You have good data, you just have to figure out how to shape it into a way that other people can understand. I see that sometimes in what you write! But othertimes the pain and trauma of this perception for which you have no frame of reference nor training from society comes through. You have a heavy burden, but you bear it nobly. Good on you, keep going, but only you can find your way. Yours is a hard path. But you will inspire. I think you are heading in the right direction, but you still have a long way to go. good luck. :)
Thanks for your balanced words. Those karma critics dig in when their tastes are not regarded. Hypocrites.

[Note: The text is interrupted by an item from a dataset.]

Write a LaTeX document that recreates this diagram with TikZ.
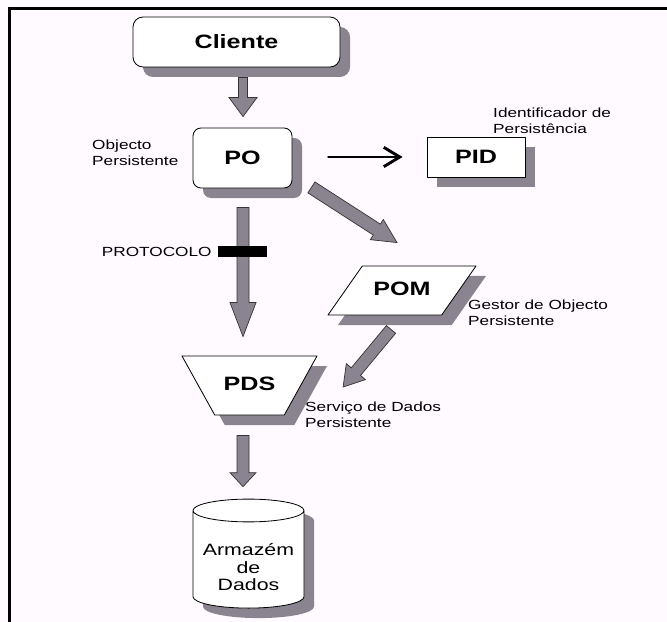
\documentclass[tikz,border=0pt]{standalone}
\usepackage{fontspec}
\setmainfont[FakeStretch=1.3]{Liberation Sans}
\usetikzlibrary{shapes.geometric,calc,shadows,arrows.meta}

\definecolor{fundo}{RGB}{255,250,255}
\definecolor{cinza}{RGB}{138,132,144}

\newcommand{\blocoseta}[5]{%
	\coordinate (h) at ($(#2)!#5*0.03cm!(#1)$);
	\draw[bloco] ($(#1)!#3*0.03cm!90:(#2)$) -- ($(h)!#3*0.03cm!90:(#2)$) -- ($(h)!#4*0.03cm!90:(#2)$) -- (#2) -- ($(h)!#4*0.03cm!-90:(#2)$) -- ($(h)!#3*0.03cm!-90:(#2)$) -- ($(#1)!#3*0.03cm!-90:(#2)$) -- cycle;}

\tikzset{caixa/.style={draw, line width=0.7pt, fill=white, inner sep=0pt, font=\fontsize{16.5}{19}\selectfont\bfseries, copy shadow={shadow xshift=0.3cm, shadow yshift=-0.3cm, fill=cinza, draw=none}},
	rotulo/.style={anchor=north west, inner sep=0pt, align=left, font=\fontsize{11.3}{13.2}\selectfont},
	bloco/.style={draw=black!80, line width=0.6pt, fill=cinza, line join=miter}}

\begin{document}
\begin{tikzpicture}[x=0.03cm, y=-0.03cm, line join=round, line cap=round, >=stealth]

			\fill[fundo] (0,0) rectangle (667,622);

			\useasboundingbox (0,0) rectangle (667,622);

			\draw[line width=0.09cm, line join=miter, line cap=butt] (9.5,622) -- (9.5,8.5) -- (667,8.5);

			\node[caixa, rounded corners=0.3cm, minimum width=6.21cm, minimum height=1.5cm] (C) at (236.5,42) {Cliente};

			\node[caixa, rounded corners=0.24cm, minimum width=2.97cm, minimum height=1.8cm] (PO) at (242.5,158) {PO};

			\node[caixa, minimum width=2.94cm, minimum height=1.2cm] (PID) at (476,157) {PID};

			\node[caixa, trapezium, trapezium left angle=55, trapezium right angle=125, text height=0.3cm, text depth=0pt, inner xsep=0pt, inner ysep=0.585cm, trapezium stretches body=true, minimum width=4.44cm] (POM) at (402,290.5) {POM};

			\node[caixa, trapezium, shape border rotate=180, trapezium left angle=61, trapezium right angle=61, text height=0.3cm, text depth=0pt, inner xsep=0pt, inner ysep=0.735cm, trapezium stretches body=true, minimum width=4.05cm] (PDS) at (249.5,385.5) {PDS};

			\node[caixa, cylinder, shape border rotate=90, aspect=0.25, minimum width=3.33cm, minimum height=3.27cm, font=\fontsize{14}{15}\selectfont] (AD) at (248.5,559.5) {\raisebox{-0.3cm}[\height][\depth]{\begin{tabular}{@{}c@{}}Armazém\\de\\Dados\end{tabular}}};

			\coordinate (a1) at ($(C.south)+(6.5,10)$);

			\coordinate (a2) at ($(PO.north)+(0.5,-11)$);

			\blocoseta{a1}{a2}{4.5}{14}{19}

			\coordinate (b1) at ($(PO.east)+(36,-1)$);

			\coordinate (b2) at ($(PID.west)+(-24,0)$);

			\draw[line width=2.5pt, -{Straight Barb[length=4.8mm,width=5.8mm]}] (b1) -- (b2);

			\coordinate (c1) at ($(PO.south east)+(19,-1)$);

			\coordinate (c2) at ($(POM.north)+(-5,-23)$);

			\blocoseta{c1}{c2}{6.5}{12}{24}

			\coordinate (d1) at ($(POM.south)+(-11,14)$);

			\coordinate (d2) at ($(PDS.east)+(42,1.5)$);

			\blocoseta{d1}{d2}{6}{12.5}{20}

			\coordinate (e1) at ($(PO.south)+(0.5,19)$);

			\coordinate (e2) at ($(PDS.north)+(-6.5,-19)$);

			\blocoseta{e1}{e2}{6}{13}{34}

			\coordinate (f1) at ($(PDS.south)+(-6.5,20)$);

			\coordinate (f2) at ($(AD.north)+(-5.5,-12)$);

			\blocoseta{f1}{f2}{6}{13}{14}

			\node[fill=black, minimum width=1.47cm, minimum height=0.33cm, inner sep=0pt] (PR) at (242.5,251.5) {};

			\node[rotulo, anchor=east] (lPR) at ($(PR.west)+(-6,0)$) {PROTOCOLO};

			\node[rotulo] (lPO) at (92,140) {Objecto\\Persistente};

			\node[rotulo] (lPID) at (493,108) {Identificador de\\Persistência};

			\node[rotulo] (lPOM) at (468,300) {Gestor de Objecto\\Persistente};

			\node[rotulo] (lPDS) at (305,402) {Serviço de Dados\\Persistente};

	\end{tikzpicture}
\end{document}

There is so much more, and I hope those stories come to you. I did not make these things up, I heard the fragments of stories in the decades before the Internet was a thing, and I only became a part of this drama when my world was deprived from me. To be condemned is the surest way to Power, for those who cannot help but reach for mastery of their own destinies.
Those comfortable in the conveniences of modern prosperity, the lie that is America, want their curiosity to be without risk to their certainties.
What can I say that you might want to hear, yet will do you no good?
The closest known civilization near us is ~124 light years away. They are sad, a civilizing stuck for thousands of years in a proto third world level. Their muddy ball of a world, slightly larger and more massive than Mars has no seasons. They will never in a million years achieve radio communications let alone space flight. I’m told they look sort of like the “Aughra” in the Dark Crystal, without the extra arms.
Abyss was a wishful thought of theirs (to greet us in a cute benevolent way.) they are actually seven feet tall fully grown, and humans tend to be terrified of their appearance so they represent themselves as small or green in the imaginations of Man to appeal their more affable qualities.
Stargate is a cute example of how they would like to be known. And they dislike being called “greys.” They are actually milky white and their skin turns grey only after thousands of years of oxidation. They prefer “Alluvian” though it’s pointless as no one calls them that.
About technology discovery. As their technology is biological annd immorally harvested, the technology has been impossible for Man to interpret, until the last decade or so.
Air Force experiments with mushrooms in space and those articles on mushrooms storing information are related to their technology, only the persons doing those things are led through the backs of their minds, not clandestine government secrecy.
They have no idea where these inspirations come from. I mentioned humans have this ability. So it was a matter of practicality, not cover story that has inhibited these developments. I equate some of these to the immoral WW2 experiments on humans.
If you all accept my world on quantum holography, I will have set you ahead further than corrupt Americans have innovated by such discoveries.
Sure, that's a sensible stance to take... assuming that there will be no further technological development.